The United States is on track to saturate the global energy market with liquefied natural gas (LNG) exports by as early as this year putting itself on course to become one of the world’s largest LNG suppliers.
According to US Energy Secretary Ernest Moniz, four LNG export terminals are currently under construction in the lower 48 states and shipments from these terminals may start late 2015 or early 2016. At present the US only exports LNG from a single terminal on Kenai Peninsula in Alaska, but it is looking to expand operations amid rising international demand.

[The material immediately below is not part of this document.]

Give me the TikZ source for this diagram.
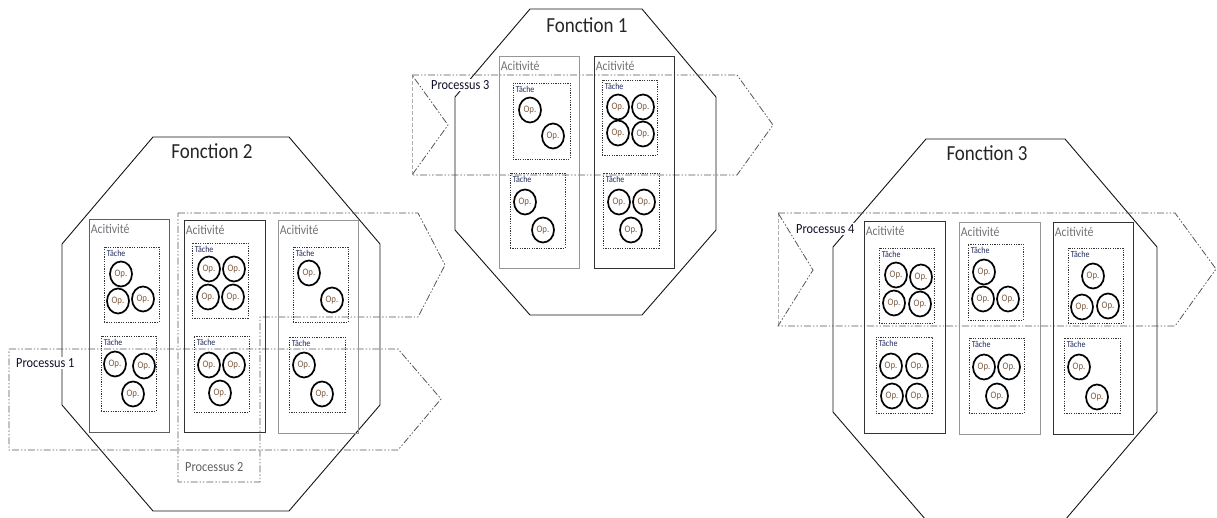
\documentclass[tikz,border=0pt]{standalone}
\usepackage{fontspec}
\setmainfont{Carlito}
\usetikzlibrary{fit,shapes.geometric}

\definecolor{octline}{RGB}{20,20,20}
\definecolor{actdark}{RGB}{50,50,50}
\definecolor{actlight}{RGB}{150,150,150}
\definecolor{actmid}{RGB}{95,95,95}
\definecolor{procline}{RGB}{85,85,85}
\definecolor{procfaint}{RGB}{175,175,175}
\definecolor{acttext}{RGB}{115,115,120}
\definecolor{tachetext}{RGB}{30,40,90}
\definecolor{optext}{RGB}{120,88,62}
\definecolor{proctext}{RGB}{15,15,40}
\definecolor{proctextgray}{RGB}{95,95,100}

% lettering is set slightly taller than wide
\newcommand\tall[1]{\scalebox{1}[1.13]{#1}}
% one operation bubble
\newcommand\opat[3]{\node[opnode] (#1) at (#2,#3) {\tall{Op.}};}
% an activity column with its caption
\newcommand\activitybox[6]{%
  \node[actbox, draw=#2, fit={(#3,#4) (#5,#6)}] (#1) {};
  \node[actlabel] (#1-lbl) at ([shift={(2,10)}]#1.north west) {\tall{Acitivité}};}
% a task frame with its caption
\newcommand\taskbox[5]{%
  \node[taskframe, fit={(#2,#3) (#4,#5)}] (#1) {};
  \node[tasklabel] (#1-lbl) at ([shift={(3,7)}]#1.north west) {\tall{Tâche}};}

\begin{document}
\begin{tikzpicture}[x=1pt,y=-1pt,
  octo/.style={draw=octline, line width=0.9pt, line join=miter},
  fonctionlabel/.style={font=\fontsize{19}{22}\selectfont, text=black!85, inner sep=0pt},
  actbox/.style={rectangle, line width=0.9pt, inner sep=0pt},
  actlabel/.style={anchor=west, inner sep=0pt, text=acttext, font=\fontsize{11.8}{13}\selectfont},
  taskframe/.style={rectangle, draw=black!80, line width=0.8pt, dash pattern=on 1.2pt off 1.2pt, inner sep=0pt},
  tasklabel/.style={anchor=west, inner sep=0pt, text=tachetext, font=\fontsize{8}{9}\selectfont},
  opnode/.style={ellipse, draw=black, line width=1.7pt, minimum width=22pt, minimum height=25pt,
                 inner sep=0pt, text=optext, font=\fontsize{8.8}{9}\selectfont},
  procpath/.style={draw=procline, line width=0.8pt,
                   dash pattern=on 7pt off 2pt on 1.4pt off 2pt on 1.4pt off 2pt},
  procfaintline/.style={draw=procfaint, line width=0.8pt, dash pattern=on 4pt off 2pt},
  proclabel/.style={anchor=west, fill=white, inner sep=1pt, text=proctext, font=\fontsize{12.3}{13}\selectfont},
  proclabelgray/.style={anchor=west, inner sep=1pt, text=proctextgray, font=\fontsize{12.3}{13}\selectfont}
]
\useasboundingbox (0,0) rectangle (1217,518);

% ---------- the three functions ----------
\draw[octo] (530,9) -- (642,9) -- (716,97) -- (716,230) -- (642,315) -- (530,315) -- (455,230) -- (455,97) -- cycle;
\draw[octo] (153,137) -- (289,137) -- (380,244) -- (380,405) -- (289,511) -- (153,511) -- (62,405) -- (62,244) -- cycle;
\draw[octo] (926,139) -- (1065,139) -- (1157,247) -- (1157,412) -- (1065,520) -- (926,520) -- (833,412) -- (833,247) -- cycle;

\node[fonctionlabel] (fonction1) at (587,25) {\tall{Fonction 1}};
\node[fonctionlabel] (fonction2) at (212,151) {\tall{Fonction 2}};
\node[fonctionlabel] (fonction3) at (987,153) {\tall{Fonction 3}};

% ---------- processes ----------
\draw[procpath] (9,349) -- (398,349) -- (441,399) -- (398,450) -- (9,450) -- cycle;
\draw[procpath] (178,213) -- (418,213) -- (445,265) -- (418,317) -- (260,317) -- (260,482) -- (178,482) -- cycle;
\draw[procfaintline] (412,75) -- (412,175);
\draw[procpath] (412,75) -- (737,75) -- (773,125) -- (737,175) -- (412,175) -- (448,125) -- cycle;
\draw[procfaintline] (778,213) -- (778,326);
\draw[procpath] (778,213) -- (1175,213) -- (1216,269) -- (1175,326) -- (778,326) -- (813,270) -- cycle;

% ---------- Fonction 1 ----------
\activitybox{f1a1}{actlight}{499}{56}{579}{268}
\activitybox{f1a2}{actdark}{594}{56}{674}{268}
\taskbox{f1a1t1}{513}{83}{570}{159}
\taskbox{f1a1t2}{510}{173}{565}{248}
\taskbox{f1a2t1}{602}{80}{657}{155}
\taskbox{f1a2t2}{603}{173}{659}{248}
\opat{f1o1}{530}{110} \opat{f1o2}{553}{136}
\opat{f1o3}{525}{202} \opat{f1o4}{543}{230}
\opat{f1o5}{618}{107} \opat{f1o6}{643}{107} \opat{f1o7}{618}{133} \opat{f1o8}{643}{134}
\opat{f1o9}{619}{202} \opat{f1o10}{644}{202} \opat{f1o11}{631}{230}

% ---------- Fonction 2 ----------
\activitybox{f2a1}{actmid}{89}{219}{169}{432}
\activitybox{f2a2}{actdark}{184}{220}{265}{432}
\activitybox{f2a3}{actlight}{278}{220}{358}{433}
\taskbox{f2a1t1}{104}{247}{159}{322}
\taskbox{f2a1t2}{101}{336}{156}{411}
\taskbox{f2a2t1}{192}{243}{248}{318}
\taskbox{f2a2t2}{194}{336}{249}{412}
\taskbox{f2a3t1}{293}{247}{348}{322}
\taskbox{f2a3t2}{289}{337}{345}{412}
\opat{f2o1}{121}{274} \opat{f2o2}{118}{301} \opat{f2o3}{143}{299}
\opat{f2o4}{115}{364} \opat{f2o5}{144}{366} \opat{f2o6}{133}{394}
\opat{f2o7}{209}{269} \opat{f2o8}{234}{269} \opat{f2o9}{208}{297} \opat{f2o10}{233}{297}
\opat{f2o11}{209}{365} \opat{f2o12}{234}{365} \opat{f2o13}{220}{393}
\opat{f2o14}{309}{273} \opat{f2o15}{332}{300}
\opat{f2o16}{304}{365} \opat{f2o17}{322}{394}

% ---------- Fonction 3 ----------
\activitybox{f3a1}{actdark}{864}{221}{945}{433}
\activitybox{f3a2}{actlight}{959}{222}{1040}{434}
\activitybox{f3a3}{actdark}{1053}{222}{1133}{434}
\taskbox{f3a1t1}{879}{248}{934}{323}
\taskbox{f3a1t2}{876}{337}{932}{413}
\taskbox{f3a2t1}{968}{244}{1023}{320}
\taskbox{f3a2t2}{969}{338}{1024}{413}
\taskbox{f3a3t1}{1068}{248}{1123}{323}
\taskbox{f3a3t2}{1064}{338}{1120}{413}
\opat{f3o1}{896}{275} \opat{f3o2}{921}{277} \opat{f3o3}{894}{303} \opat{f3o4}{920}{304}
\opat{f3o5}{891}{366} \opat{f3o6}{917}{366} \opat{f3o7}{892}{396} \opat{f3o8}{917}{396}
\opat{f3o9}{984}{272} \opat{f3o10}{983}{299} \opat{f3o11}{1008}{299}
\opat{f3o12}{984}{367} \opat{f3o13}{1009}{367} \opat{f3o14}{997}{396}
\opat{f3o15}{1093}{276} \opat{f3o16}{1082}{307} \opat{f3o17}{1108}{306}
\opat{f3o18}{1079}{367} \opat{f3o19}{1097}{397}

% ---------- process captions ----------
\node[proclabel] (p1lbl) at (15,363) {\tall{Processus 1}};
\node[proclabelgray] (p2lbl) at (184,467) {\tall{Processus 2}};
\node[proclabel] (p3lbl) at (430,85) {\tall{Processus 3}};
\node[proclabel] (p4lbl) at (795,229) {\tall{Processus 4}};
\end{tikzpicture}
\end{document}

Between 2010 and 2040 the market for LNG is predicted to triple, with most new demand coming from existing and emerging markets in Asia Pacific and the Middle East. Approximately 80% of new LNG supplies are expected to come from North America, Australia and East Africa. Furthermore, the US Energy Department has stated that in a decade the United States could be on par with top exporters such as Qatar, which processes over 100 billion cubic meters of LNG per year through its terminals.
At last week’s IHS CERAWeek ’15 Andy Brown, Upsteam International Director of Royal Dutch Shell, reiterated the importance of LNG resources amid increasing global energy demand. Brown pointed out that natural gas has proven to be an efficient and cost-effective alternative to traditional fossil fuels. Additionally, natural gas is the cleanest burning conventional fuel, with emissions up to 60 percent less than coal.
According to a February 2015 report by the President’s Council of Economic Advisors, rising LNG exports from the United States would increase the country’s GDP while creating more domestic jobs.
Also, European LNG importers are largely dependent on Russia for gas supplies. Because of the conflict with neighboring Ukraine, Russian gas transportation bypasses the Ukraine, often resulting in higher prices for importers. A rise in US LNG could dramatically reduce Russia’s dominance in the European gas market.